Can I date each of these things?  No, because I didn’t notice them at first.  And, in some cases, she just hadn’t gotten to doing something, she said. I tended to accept such statements since I just haven’t gotten to a number of things.  I’ve put off laying tile on one floor for so long that I’ve begun to like the pattern on the concrete.

And some things you don’t notice for some time.  When did she quit reading books?  She used to be able to tear through one a day, if she liked it.  When were newspaper and magazine articles too much?  When did she just start looking at the pictures?  Can’t say.

Too, when medications started, we were just treating certain memory lapses or something else.  We were not calling it anything at that point.  The doctor was reluctant to use the “A” word.

It became more real when he requested that I accompany my wife during the examinations. I needed to hear what the likelihoods were and what needed to be done.  Only at that point, did I begin to think of stages of Alzheimer’s.  

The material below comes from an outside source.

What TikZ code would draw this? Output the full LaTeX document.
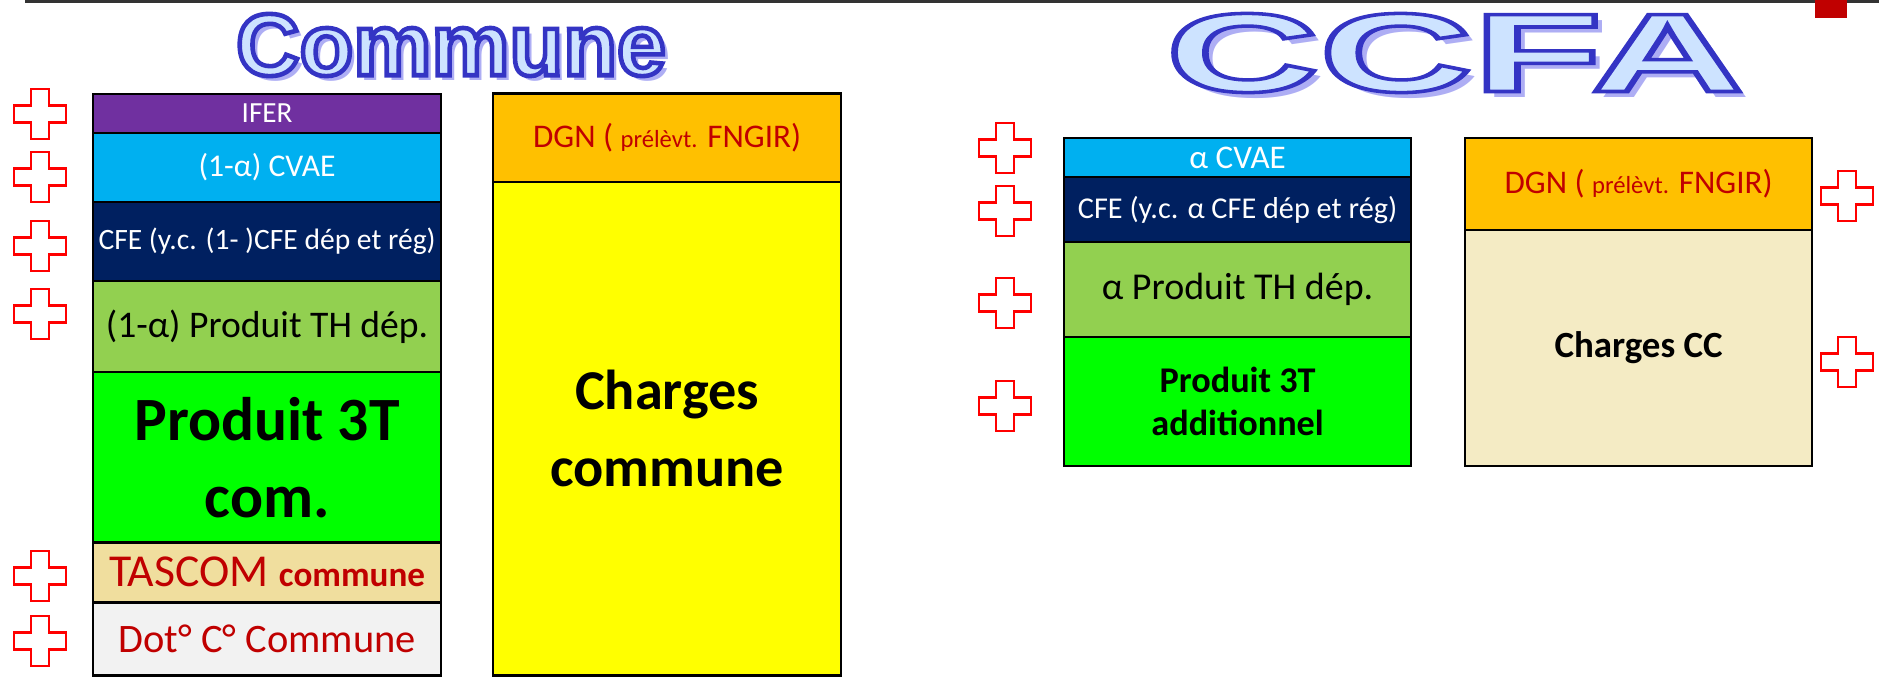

And even then, I questioned, because it turns out that there is no set order for the progress of the disease.  Different patients will have different symptoms.  In my wife’s case, for instance, until the last couple of weeks, she was communicating with me, though often without understandable words.  Expressions said a lot; sometimes actions. Only a bit of cold coffee in the cup? Turn the cup over to indicate you want more.

So I come full circle: beginnings are very hard to pin down.  Certain personality tendencies may gradually become more pronounced.  When it is noticeable, it has probably been developing for some time.  

I fear if a caregiver is asked too many times when it began, it only increases the burden.  One begins to wonder if the progress of the disease could have been arrested, if only one had been more alert to the early signs.  (I feel the answer is probably No.)

There’s are plenty of opportunities for guilty feelings when one is losing someone, without insistent questions.